• Dataset content:
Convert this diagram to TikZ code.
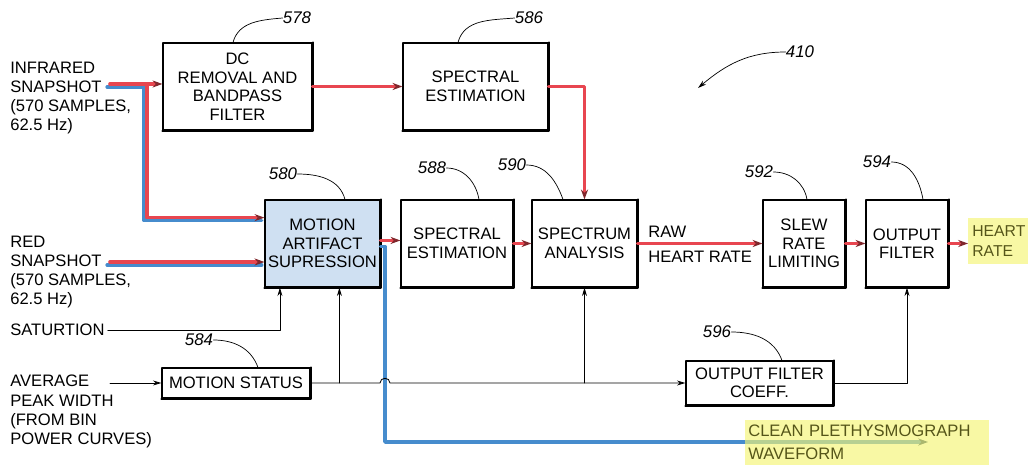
\documentclass[tikz,border=0pt]{standalone}
\usepackage{fontspec}
\setmainfont{Liberation Sans}
\usetikzlibrary{arrows.meta,calc}
\definecolor{sigred}{RGB}{232,70,80}
\definecolor{sigblue}{RGB}{70,140,205}
\definecolor{masfill}{RGB}{207,224,242}
\definecolor{hilite}{RGB}{245,245,115}
\definecolor{hltext}{RGB}{85,85,25}
\begin{document}
\begin{tikzpicture}[x=0.025cm,y=-0.025cm,line cap=round,line join=round,
  every node/.style={font=\fontsize{11.8}{13.2}\selectfont},
  heavy/.style={line width=1.5pt,line cap=square},
  blk/.style={draw,line width=0.8pt,align=center,inner sep=0pt,minimum height=2.175cm,
    append after command={(\tikzlastnode.south west) edge[heavy] (\tikzlastnode.south east)
      (\tikzlastnode.south east) edge[heavy] (\tikzlastnode.north east)}},
  txt/.style={align=left,inner sep=0pt,anchor=west,font=\fontsize{11.8}{13.6}\selectfont},
  refnum/.style={font=\fontsize{12}{13}\selectfont\itshape,inner sep=0pt},
  lead/.style={line width=0.5pt},
  ctl/.style={line width=0.6pt,-{Stealth[length=6pt,width=3.5pt]}},
  redln/.style={draw=sigred,line width=2.6pt,-{Stealth[length=7pt,width=5pt,color=sigred!55!black]}},
  blueln/.style={draw=sigblue,line width=2.6pt},
  hlbox/.style={fill=hilite,fill opacity=0.65,text opacity=1,text=hltext,align=left,anchor=west}]
  \useasboundingbox (0,0) rectangle (1028,465);
  % blocks
  \node[blk,minimum width=3.725cm] (dcbpf) at (237.5,86.5) {DC\\REMOVAL AND\\BANDPASS\\FILTER};
  \node[blk,minimum width=3.625cm] (specA) at (475.5,86.5) {SPECTRAL\\ESTIMATION};
  \node[blk,fill=masfill,minimum width=2.875cm] (mas) at (322.5,243.5) {MOTION\\ARTIFACT\\SUPRESSION};
  \node[blk,minimum width=2.8cm] (specB) at (457,243.5) {SPECTRAL\\ESTIMATION};
  \node[blk,minimum width=2.625cm] (sa) at (584.5,243.5) {SPECTRUM\\ANALYSIS};
  \node[blk,minimum width=2.05cm] (srl) at (804,243.5) {SLEW\\RATE\\LIMITING};
  \node[blk,minimum width=2.05cm] (of) at (907,243.5) {OUTPUT\\FILTER};
  \node[blk,minimum width=3.7cm,minimum height=0.75cm] (ms) at (236,383) {MOTION STATUS};
  \node[blk,minimum width=3.675cm,minimum height=1.1cm] (ofc) at (759.5,383) {OUTPUT FILTER\\COEFF.};
  % inputs and labels
  \node[txt] (irlbl) at (10,98) {INFRARED\\SNAPSHOT\\(570 SAMPLES,\\62.5 Hz)};
  \node[txt] (rdlbl) at (10,272) {RED\\SNAPSHOT\\(570 SAMPLES,\\62.5 Hz)};
  \node[txt] (sat) at (10,330) {SATURTION};
  \node[txt] (avglbl) at (10,411.5) {AVERAGE\\PEAK WIDTH\\(FROM BIN\\POWER CURVES)};
  \node[txt] (rawlbl) at (648,232) {RAW};
  \node[txt] (hrlbl) at (648,257) {HEART RATE};
  \coordinate (irin) at (110,84); \coordinate (irj) at (147,84);
  \coordinate (rdin) at (110,262); \coordinate (avgin) at (110,383);
  \coordinate (hop) at (385,383); \coordinate (cpwend) at (928,442);
  \coordinate (c410) at (698,88);
  % signal paths
  \begin{scope}[transform canvas={xshift=-0.07cm,yshift=-0.075cm}]
    \draw[blueln] (irin) -- (irj) |- (mas.156);
    \draw[blueln] (rdin) -- (rdin -| mas.west);
  \end{scope}
  \draw[redln] (irin) -- (irin -| dcbpf.west);
  \draw[redln] (irj) |- (mas.156);
  \draw[redln] (rdin) -- (rdin -| mas.west);
  \draw[blueln,-{Stealth[length=7pt,width=5pt,color=sigblue!50!black]}] (mas.357) -| (hop |- cpwend) -- (cpwend);
  \draw[redln] (dcbpf) -- (specA);
  \draw[redln] (specA.east) -| (sa.north);
  \draw[redln] (mas.3) -- (mas.3 -| specB.west);
  \draw[redln] (specB) -- (sa);
  \draw[redln] (sa) -- (srl);
  \draw[redln] (srl) -- (of);
  \node[hlbox,inner xsep=0.075cm,minimum height=1.125cm,text width=5.95cm,
    font=\fontsize{11.8}{16.3}\selectfont] (cpw) at (745,442.5) {CLEAN PLETHYSMOGRAPH\\WAVEFORM};
  \node[hlbox,inner xsep=0.1cm,minimum height=1.15cm,font=\fontsize{11.2}{14.5}\selectfont] (hr) at (968,241) {HEART\\RATE};
  \draw[redln] (of.east) -- (of.east -| hr.west);
  % control lines
  \draw[ctl] ([xshift=2pt]sat.east) -| (mas.226);
  \draw[ctl] (avgin) -- (ms);
  \draw[ctl] (ms) -- ($(hop)+(-5,0)$) to[out=90,in=90,looseness=1.6] ($(hop)+(5,0)$) -- (ofc);
  \draw[ctl] (mas.291 |- ms) -- (mas.291);
  \draw[ctl] (sa.south |- ms) -- (sa.south);
  \draw[ctl] (ofc) -| (of.south);
  % reference numerals
  \node[refnum] (n578) at (297,18) {578};
  \draw[lead] (n578.west) to[out=185,in=75] ($(dcbpf.north)+(-4.5,0)$);
  \node[refnum] (n586) at (529,18) {586};
  \draw[lead] (n586.west) to[out=185,in=75] ($(specA.north)+(-17.5,0)$);
  \node[refnum] (n580) at (283,174) {580};
  \draw[lead] (n580.east) to[out=0,in=105] ($(mas.north)+(22.5,0)$);
  \node[refnum] (n588) at (432,168) {588};
  \draw[lead] (n588.east) to[out=0,in=100] ($(specB.north)+(22,0)$);
  \node[refnum] (n590) at (512,165) {590};
  \draw[lead] (n590.east) to[out=0,in=110] ($(sa.north)+(-21.5,0)$);
  \node[refnum] (n592) at (759,172) {592};
  \draw[lead] (n592.east) to[out=0,in=100] ($(srl.north)+(3,0)$);
  \node[refnum] (n594) at (877,162) {594};
  \draw[lead] (n594.east) to[out=0,in=100] ($(of.north)+(16,0)$);
  \node[refnum] (n584) at (199,340) {584};
  \draw[lead] (n584.east) to[out=0,in=110] ($(ms.north)+(22,0)$);
  \node[refnum] (n596) at (717,332) {596};
  \draw[lead] (n596.east) to[out=0,in=110] ($(ofc.north)+(22.5,0)$);
  \node[refnum] (n410) at (800,52) {410};
  \draw[lead,-{Stealth[length=6pt,width=3.5pt]}] (n410.west) to[out=180,in=40] (c410);
\end{tikzpicture}
\end{document}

• Your objective:
Repeat the data above exactly, but not the pictures.

• Complete response:
Convert this diagram to TikZ code.
\documentclass[tikz,border=0pt]{standalone}
\usepackage{fontspec}
\setmainfont{Liberation Sans}
\usetikzlibrary{arrows.meta,calc}
\definecolor{sigred}{RGB}{232,70,80}
\definecolor{sigblue}{RGB}{70,140,205}
\definecolor{masfill}{RGB}{207,224,242}
\definecolor{hilite}{RGB}{245,245,115}
\definecolor{hltext}{RGB}{85,85,25}
\begin{document}
\begin{tikzpicture}[x=0.025cm,y=-0.025cm,line cap=round,line join=round,
  every node/.style={font=\fontsize{11.8}{13.2}\selectfont},
  heavy/.style={line width=1.5pt,line cap=square},
  blk/.style={draw,line width=0.8pt,align=center,inner sep=0pt,minimum height=2.175cm,
    append after command={(\tikzlastnode.south west) edge[heavy] (\tikzlastnode.south east)
      (\tikzlastnode.south east) edge[heavy] (\tikzlastnode.north east)}},
  txt/.style={align=left,inner sep=0pt,anchor=west,font=\fontsize{11.8}{13.6}\selectfont},
  refnum/.style={font=\fontsize{12}{13}\selectfont\itshape,inner sep=0pt},
  lead/.style={line width=0.5pt},
  ctl/.style={line width=0.6pt,-{Stealth[length=6pt,width=3.5pt]}},
  redln/.style={draw=sigred,line width=2.6pt,-{Stealth[length=7pt,width=5pt,color=sigred!55!black]}},
  blueln/.style={draw=sigblue,line width=2.6pt},
  hlbox/.style={fill=hilite,fill opacity=0.65,text opacity=1,text=hltext,align=left,anchor=west}]
  \useasboundingbox (0,0) rectangle (1028,465);
  % blocks
  \node[blk,minimum width=3.725cm] (dcbpf) at (237.5,86.5) {DC\\REMOVAL AND\\BANDPASS\\FILTER};
  \node[blk,minimum width=3.625cm] (specA) at (475.5,86.5) {SPECTRAL\\ESTIMATION};
  \node[blk,fill=masfill,minimum width=2.875cm] (mas) at (322.5,243.5) {MOTION\\ARTIFACT\\SUPRESSION};
  \node[blk,minimum width=2.8cm] (specB) at (457,243.5) {SPECTRAL\\ESTIMATION};
  \node[blk,minimum width=2.625cm] (sa) at (584.5,243.5) {SPECTRUM\\ANALYSIS};
  \node[blk,minimum width=2.05cm] (srl) at (804,243.5) {SLEW\\RATE\\LIMITING};
  \node[blk,minimum width=2.05cm] (of) at (907,243.5) {OUTPUT\\FILTER};
  \node[blk,minimum width=3.7cm,minimum height=0.75cm] (ms) at (236,383) {MOTION STATUS};
  \node[blk,minimum width=3.675cm,minimum height=1.1cm] (ofc) at (759.5,383) {OUTPUT FILTER\\COEFF.};
  % inputs and labels
  \node[txt] (irlbl) at (10,98) {INFRARED\\SNAPSHOT\\(570 SAMPLES,\\62.5 Hz)};
  \node[txt] (rdlbl) at (10,272) {RED\\SNAPSHOT\\(570 SAMPLES,\\62.5 Hz)};
  \node[txt] (sat) at (10,330) {SATURTION};
  \node[txt] (avglbl) at (10,411.5) {AVERAGE\\PEAK WIDTH\\(FROM BIN\\POWER CURVES)};
  \node[txt] (rawlbl) at (648,232) {RAW};
  \node[txt] (hrlbl) at (648,257) {HEART RATE};
  \coordinate (irin) at (110,84); \coordinate (irj) at (147,84);
  \coordinate (rdin) at (110,262); \coordinate (avgin) at (110,383);
  \coordinate (hop) at (385,383); \coordinate (cpwend) at (928,442);
  \coordinate (c410) at (698,88);
  % signal paths
  \begin{scope}[transform canvas={xshift=-0.07cm,yshift=-0.075cm}]
    \draw[blueln] (irin) -- (irj) |- (mas.156);
    \draw[blueln] (rdin) -- (rdin -| mas.west);
  \end{scope}
  \draw[redln] (irin) -- (irin -| dcbpf.west);
  \draw[redln] (irj) |- (mas.156);
  \draw[redln] (rdin) -- (rdin -| mas.west);
  \draw[blueln,-{Stealth[length=7pt,width=5pt,color=sigblue!50!black]}] (mas.357) -| (hop |- cpwend) -- (cpwend);
  \draw[redln] (dcbpf) -- (specA);
  \draw[redln] (specA.east) -| (sa.north);
  \draw[redln] (mas.3) -- (mas.3 -| specB.west);
  \draw[redln] (specB) -- (sa);
  \draw[redln] (sa) -- (srl);
  \draw[redln] (srl) -- (of);
  \node[hlbox,inner xsep=0.075cm,minimum height=1.125cm,text width=5.95cm,
    font=\fontsize{11.8}{16.3}\selectfont] (cpw) at (745,442.5) {CLEAN PLETHYSMOGRAPH\\WAVEFORM};
  \node[hlbox,inner xsep=0.1cm,minimum height=1.15cm,font=\fontsize{11.2}{14.5}\selectfont] (hr) at (968,241) {HEART\\RATE};
  \draw[redln] (of.east) -- (of.east -| hr.west);
  % control lines
  \draw[ctl] ([xshift=2pt]sat.east) -| (mas.226);
  \draw[ctl] (avgin) -- (ms);
  \draw[ctl] (ms) -- ($(hop)+(-5,0)$) to[out=90,in=90,looseness=1.6] ($(hop)+(5,0)$) -- (ofc);
  \draw[ctl] (mas.291 |- ms) -- (mas.291);
  \draw[ctl] (sa.south |- ms) -- (sa.south);
  \draw[ctl] (ofc) -| (of.south);
  % reference numerals
  \node[refnum] (n578) at (297,18) {578};
  \draw[lead] (n578.west) to[out=185,in=75] ($(dcbpf.north)+(-4.5,0)$);
  \node[refnum] (n586) at (529,18) {586};
  \draw[lead] (n586.west) to[out=185,in=75] ($(specA.north)+(-17.5,0)$);
  \node[refnum] (n580) at (283,174) {580};
  \draw[lead] (n580.east) to[out=0,in=105] ($(mas.north)+(22.5,0)$);
  \node[refnum] (n588) at (432,168) {588};
  \draw[lead] (n588.east) to[out=0,in=100] ($(specB.north)+(22,0)$);
  \node[refnum] (n590) at (512,165) {590};
  \draw[lead] (n590.east) to[out=0,in=110] ($(sa.north)+(-21.5,0)$);
  \node[refnum] (n592) at (759,172) {592};
  \draw[lead] (n592.east) to[out=0,in=100] ($(srl.north)+(3,0)$);
  \node[refnum] (n594) at (877,162) {594};
  \draw[lead] (n594.east) to[out=0,in=100] ($(of.north)+(16,0)$);
  \node[refnum] (n584) at (199,340) {584};
  \draw[lead] (n584.east) to[out=0,in=110] ($(ms.north)+(22,0)$);
  \node[refnum] (n596) at (717,332) {596};
  \draw[lead] (n596.east) to[out=0,in=110] ($(ofc.north)+(22.5,0)$);
  \node[refnum] (n410) at (800,52) {410};
  \draw[lead,-{Stealth[length=6pt,width=3.5pt]}] (n410.west) to[out=180,in=40] (c410);
\end{tikzpicture}
\end{document}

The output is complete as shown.